Re-worlding allows us to reach a space of unease performing the uncanny, thereby locating both the object of art and the postcolonial subject in the liminal space, which prevents these categorizations as such… It allows an introspected view of ourselves and makes us seek our own connections, and look at ourselves through our own eyes.

In a recent exhibition on the occasion of the seventieth anniversary of India’s Independence, Lokhandwala employed the term to seemingly interrogate this proposition: what does it mean to re-world a country through the agonistic intervention of art and activism? What does it mean for a country and its historiography to re-world? What does this re-worlded India, in active resistance and a state of introspection, look like to itself?

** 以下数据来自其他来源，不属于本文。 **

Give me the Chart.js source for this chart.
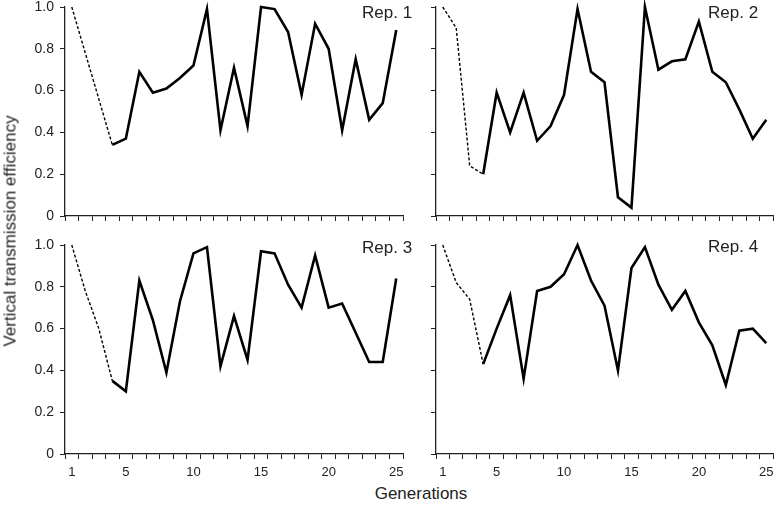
<!DOCTYPE html>
<html>
<head>
<meta charset="utf-8">
<script src="https://cdn.jsdelivr.net/npm/chart.js@4/dist/chart.umd.min.js"></script>
<style>
  body { margin: 0; background: #fff; }
  #wrap { position: relative; width: 776px; height: 507px; overflow: hidden; font-family: "Liberation Sans", Arial, sans-serif; color: #222; }
  canvas { position: absolute; }
  .lbl { position: absolute; font-size: 17px; white-space: nowrap; line-height: 1; }
</style>
</head>
<body>
<div id="wrap">
  <canvas id="rep1"></canvas>
  <canvas id="rep2"></canvas>
  <canvas id="rep3"></canvas>
  <canvas id="rep4"></canvas>
  <div class="lbl" style="left:362px; top:4px;">Rep. 1</div>
  <div class="lbl" style="left:708px; top:4px;">Rep. 2</div>
  <div class="lbl" style="left:362px; top:239px;">Rep. 3</div>
  <div class="lbl" style="left:708px; top:238px;">Rep. 4</div>
  <div class="lbl" style="left:10px; top:231px; transform: translate(-50%, -50%) rotate(-90deg);">Vertical transmission efficiency</div>
  <div class="lbl" style="left:421px; top:485px; transform: translateX(-50%);">Generations</div>
</div>
<script>
// generations on the x axis
const generations = [1, 2, 3, 4, 5, 6, 7, 8, 9, 10, 11, 12, 13, 14, 15, 16, 17, 18, 19, 20, 21, 22, 23, 24, 25];
const xLabels = [1, 5, 10, 15, 20, 25];
const yTicks = [0, 0.2, 0.4, 0.6, 0.8, 1.0];
// first generations drawn dashed
const dashedUntil = 4;

const rep1 = [1.0, 0.78, 0.56, 0.34, 0.37, 0.69, 0.59, 0.61, 0.66, 0.72, 0.99, 0.41, 0.71, 0.43, 1.0, 0.99, 0.88, 0.58, 0.92, 0.80, 0.41, 0.75, 0.46, 0.54, 0.89];
const rep2 = [1.0, 0.90, 0.24, 0.20, 0.59, 0.40, 0.59, 0.36, 0.43, 0.58, 0.99, 0.69, 0.64, 0.09, 0.04, 1.0, 0.70, 0.74, 0.75, 0.93, 0.69, 0.64, 0.51, 0.37, 0.46];
const rep3 = [1.0, 0.78, 0.60, 0.35, 0.30, 0.83, 0.64, 0.39, 0.73, 0.96, 0.99, 0.42, 0.66, 0.45, 0.97, 0.96, 0.81, 0.70, 0.95, 0.70, 0.72, 0.58, 0.44, 0.44, 0.84];
const rep4 = [1.0, 0.82, 0.74, 0.43, 0.60, 0.76, 0.36, 0.78, 0.80, 0.86, 1.0, 0.83, 0.71, 0.40, 0.89, 0.99, 0.81, 0.69, 0.78, 0.63, 0.52, 0.33, 0.59, 0.60, 0.53];

const axisColor = '#222';
const fontFamily = '"Liberation Sans", Arial, sans-serif';

function makePanel(id, values, box) {
    const cv = document.getElementById(id);
    cv.style.left = box.left + 'px';
    cv.style.top = box.top + 'px';
    cv.style.width = box.width + 'px';
    cv.style.height = box.height + 'px';
    cv.width = box.width;
    cv.height = box.height;

    const points = generations.map((g, i) => ({ x: g, y: values[i] }));

    return new Chart(cv.getContext('2d'), {
        type: 'line',
        data: {
            datasets: [
                {
                    data: points.slice(0, dashedUntil),
                    borderColor: '#000',
                    borderWidth: 1.4,
                    borderDash: [3, 2],
                    pointRadius: 0,
                    tension: 0,
                    clip: false
                },
                {
                    data: points.slice(dashedUntil - 1),
                    borderColor: '#000',
                    borderWidth: 2.6,
                    pointRadius: 0,
                    tension: 0,
                    clip: false
                }
            ]
        },
        options: {
            responsive: false,
            animation: false,
            events: [],
            layout: { padding: { top: box.padTop, right: 3, left: 0, bottom: 0 } },
            plugins: { legend: { display: false }, tooltip: { enabled: false } },
            scales: {
                x: {
                    type: 'linear',
                    min: 0.5,
                    max: 25.5,
                    afterBuildTicks: (scale) => {
                        // tick marks sit between generations
                        scale.ticks = generations.map(g => ({ value: g - 0.5 })).concat([{ value: 25.5 }]);
                    },
                    afterFit: (scale) => { scale.height = box.xHeight; },
                    grid: { drawOnChartArea: false, drawTicks: true, tickLength: 5, color: axisColor, lineWidth: 1 },
                    border: { color: axisColor, width: 1.3 },
                    ticks: {
                        display: box.showX,
                        autoSkip: false,
                        maxRotation: 0,
                        labelOffset: 6.76,
                        padding: 6,
                        color: '#222',
                        font: { family: fontFamily, size: 13 },
                        callback: (v) => xLabels.includes(v + 0.5) ? String(v + 0.5) : ''
                    }
                },
                y: {
                    min: 0,
                    max: 1,
                    afterBuildTicks: (scale) => { scale.ticks = yTicks.map(v => ({ value: v })); },
                    afterFit: (scale) => { scale.width = box.yWidth; },
                    grid: { drawOnChartArea: false, drawTicks: true, tickLength: 5, color: axisColor, lineWidth: 1 },
                    border: { color: axisColor, width: 1.3 },
                    ticks: {
                        display: box.showY,
                        padding: 6,
                        color: '#222',
                        font: { family: fontFamily, size: 14 },
                        callback: (v) => v === 0 ? '0' : v.toFixed(1)
                    }
                }
            }
        }
    });
}

makePanel('rep1', rep1, { left: 0, top: -12, width: 406, height: 244, padTop: 19, xHeight: 16, yWidth: 65, showX: false, showY: true });
makePanel('rep2', rep2, { left: 406, top: -12, width: 370, height: 244, padTop: 19, xHeight: 16, yWidth: 30, showX: false, showY: false });
makePanel('rep3', rep3, { left: 0, top: 228, width: 409, height: 256, padTop: 17, xHeight: 30, yWidth: 65, showX: true, showY: true });
makePanel('rep4', rep4, { left: 406, top: 228, width: 373, height: 256, padTop: 17, xHeight: 30, yWidth: 30, showX: true, showY: false });
</script>
</body>
</html>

The exhibition ‘India Re-Worlded: Seventy Years of Investigating a Nation’ at Gallery Odyssey in Mumbai (11 September 2017–21 February 2018) invited artists to select a year from the seventy years since the country’s independence that had personal import or resonated with them because of the significance of the events that occurred at the time. The show featured works that responded to or engaged with these chosen years. It captured a unique history of post-independent India told through the perspective of seventy artists. The works came together to collectively reflect on the history and persistence of violence from pre-independence to the present day and made reference to the continued struggle for political agency through acts of resistance, artistic and otherwise. Through the inclusion of subaltern voices, imagined geographies, particular experiences, solidarities and critical dissent, the exhibition offered counter-narratives and multiple histories.

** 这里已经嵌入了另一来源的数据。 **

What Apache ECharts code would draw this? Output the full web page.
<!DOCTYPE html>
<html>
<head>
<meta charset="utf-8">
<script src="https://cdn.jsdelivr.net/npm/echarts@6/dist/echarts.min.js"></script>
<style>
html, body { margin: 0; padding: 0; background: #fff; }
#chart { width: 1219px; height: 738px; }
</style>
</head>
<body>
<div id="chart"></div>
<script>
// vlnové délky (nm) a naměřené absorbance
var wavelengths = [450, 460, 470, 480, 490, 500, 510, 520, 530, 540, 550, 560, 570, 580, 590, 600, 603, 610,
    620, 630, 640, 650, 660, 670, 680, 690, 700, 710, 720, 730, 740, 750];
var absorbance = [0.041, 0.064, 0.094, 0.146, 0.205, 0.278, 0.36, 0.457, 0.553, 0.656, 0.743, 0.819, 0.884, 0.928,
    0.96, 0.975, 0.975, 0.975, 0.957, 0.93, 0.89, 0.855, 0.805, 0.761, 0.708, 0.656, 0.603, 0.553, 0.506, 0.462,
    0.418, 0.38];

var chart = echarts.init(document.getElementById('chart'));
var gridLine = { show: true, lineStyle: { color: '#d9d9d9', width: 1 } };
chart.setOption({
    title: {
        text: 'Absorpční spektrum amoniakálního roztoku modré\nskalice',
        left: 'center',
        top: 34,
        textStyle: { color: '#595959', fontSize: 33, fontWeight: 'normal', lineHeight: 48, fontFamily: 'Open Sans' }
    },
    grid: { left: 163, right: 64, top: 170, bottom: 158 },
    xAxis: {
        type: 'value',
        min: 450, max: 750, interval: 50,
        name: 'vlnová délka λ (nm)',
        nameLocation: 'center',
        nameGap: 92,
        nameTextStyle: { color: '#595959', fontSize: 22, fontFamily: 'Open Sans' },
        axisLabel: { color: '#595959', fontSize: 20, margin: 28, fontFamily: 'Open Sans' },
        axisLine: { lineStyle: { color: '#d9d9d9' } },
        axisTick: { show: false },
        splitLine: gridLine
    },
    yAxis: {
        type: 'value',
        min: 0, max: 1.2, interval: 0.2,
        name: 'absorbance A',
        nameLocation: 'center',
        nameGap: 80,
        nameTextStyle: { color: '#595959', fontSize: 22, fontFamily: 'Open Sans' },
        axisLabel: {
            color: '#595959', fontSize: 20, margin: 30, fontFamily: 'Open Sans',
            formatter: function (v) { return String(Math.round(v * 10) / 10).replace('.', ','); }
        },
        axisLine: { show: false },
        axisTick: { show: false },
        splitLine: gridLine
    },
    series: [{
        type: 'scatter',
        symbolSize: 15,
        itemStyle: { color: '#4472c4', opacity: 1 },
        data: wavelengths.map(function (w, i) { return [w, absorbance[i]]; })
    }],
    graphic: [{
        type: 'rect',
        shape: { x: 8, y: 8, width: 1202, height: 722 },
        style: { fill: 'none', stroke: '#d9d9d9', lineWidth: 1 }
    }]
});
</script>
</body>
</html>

Anita Dube, Missing Since 1992, 2017, wood, electrical wire, holders, bulbs, voltage stabilizers, 223 x 223 cm. Courtesy the artist and Gallery Odyssey

Lokhandwala says she had been thinking hard about an appropriate response to the seventy years of independence. ‘I wanted to present a new curatorial paradigm, a postcolonial critique of the colonisation and an affirmation of India coming into her own’, she says. ‘I think the fact that I tried to include seventy artists to [each take up] one year in the lifetime of the nation was also a challenging task to take on curatorially.’

Her previous undertaking ‘After Midnight: Indian Modernism to Contemporary India: 1947/1997’ at the Queens Museum in New York in 2015 juxtaposed two historical periods in Indian art: Indian modern art that emerged in the post-independence period from 1947 through the 1970s, and contemporary art from 1997 onwards when the country experienced the effects of economic liberalization and globalization. The 'India Re-Worlded' exhibition similarly presented art practices that emerged from the framework of postcolonial Indian modernity. It attempted to explore the self-reflexivity of the Indian artist as a postcolonial subject and, as Lokhandwala described in the curatorial note, the artists’ resulting ‘sense of agency and renewed connection with the world at large’. The exhibition included works by Progressive Artists' Group core members F.N. Souza, S.H. Raza, M.F. Husain and their peers Krishen Khanna, Tyeb Mehta and V.S. Gaitonde, presented under the year in which they were produced. Other important and pioneering pieces included work from Somnath Hore’s paper pulp print series Wounds (1970); a blowtorch on plywood work by abstractionist Jeram Patel, who was one of the founding members of Group 1890 ; and a video documenting one of Rummana Husain’s last performances.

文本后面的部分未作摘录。